João Grilo e Chicó no Brasil das mentiras oficiais
Ariano Suassuna
completou 94 anos nesta semana (quarta-feira, dia 16) e essa data não pode
passar batida. Seu pensamento segue vivo e prefiro ignorar a morte física que
se deu 2014 e tratar o aniversário como missa de corpo presente. O escritor
paraibano talvez seja a figura mais associada à ideia de ser nordestino ou
nordestina no Brasil de 2021. Isso não é nada pouco, acompanhe a toada.
O certo é que
diante de qualquer ideia de nordestinidade, alguém salta de imediato com uma
frase do dramaturgo: “Eu não troco meu oxente pelo ok de ninguém.” Seja o papo
sobre um Nordeste real ou inventado, é ao embornal do autor de “A pedra do
reino” que muita gente procura em busca de mantimentos.
Quando o romancista
não resolve, seus personagens dão um jeito. É só recorrer a João Grilo e Chicó,
criaturas tiradas dos folhetos de cordel que renderam a Suassuna sua obra mais
popular, “O Auto da Compadecida” (1955). A mesma peça, em versão do diretor
Guel Arraes (1998), deu no filme estrelado por Matheus e Selton Melo.

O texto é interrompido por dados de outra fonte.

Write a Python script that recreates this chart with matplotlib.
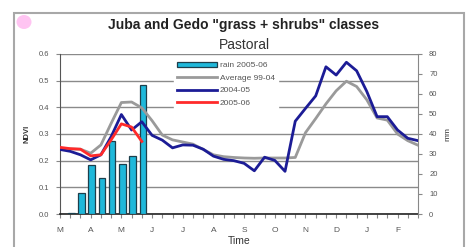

Nas sessões da CPI da Pandemia, por exemplo, os
depoentes negacionistas parecem repetir a todo momento o Chicó: “Não sei, só
sei que foi assim”.
Não repetem, porém,
com a mesma graça e ingenuidade da ficção. Em vez do nosso riso, morte e
prejuízo.
Benditas mentiras e
proezas de João Grilo. Revelam um humor sertanejo de resistência às
contrariedades da rotina e às bagaceiras do país. Bem diferente das lorotas
milicianas do “Brasil Oficial”. Nem se compara. Desculpa aí, respeitável
criatura grilesca.
Parabéns pelos 94,
Suassuna, e desculpa pelo aluno relapso que fui durante as aulas no Centro de
Artes e Comunicação (Cac) da Universidade Federal de Pernambuco (UFPE), em
1982. Valeu cada minuto dos bons encontros. A minha turma, óbvio, implicava com
algumas convicções estéticas do mestre, que havia protestado contra o uso das
guitarras elétricas no Tropicalismo.
A polêmica musical
retornaria nos anos 1990, com o surgimento do Mangue Beat, representado pelas
bandas Mundo Livre S/A e Chico Science & Nação Zumbi. Tudo não passava de
um belo e saudável debate de ideias.
Eu não troco meu oxente, pelo “tá ok” do cercadinho dos horrores presidenciais. Desculpa aí, caríssimo Suassuna, pela leve adaptação do tema.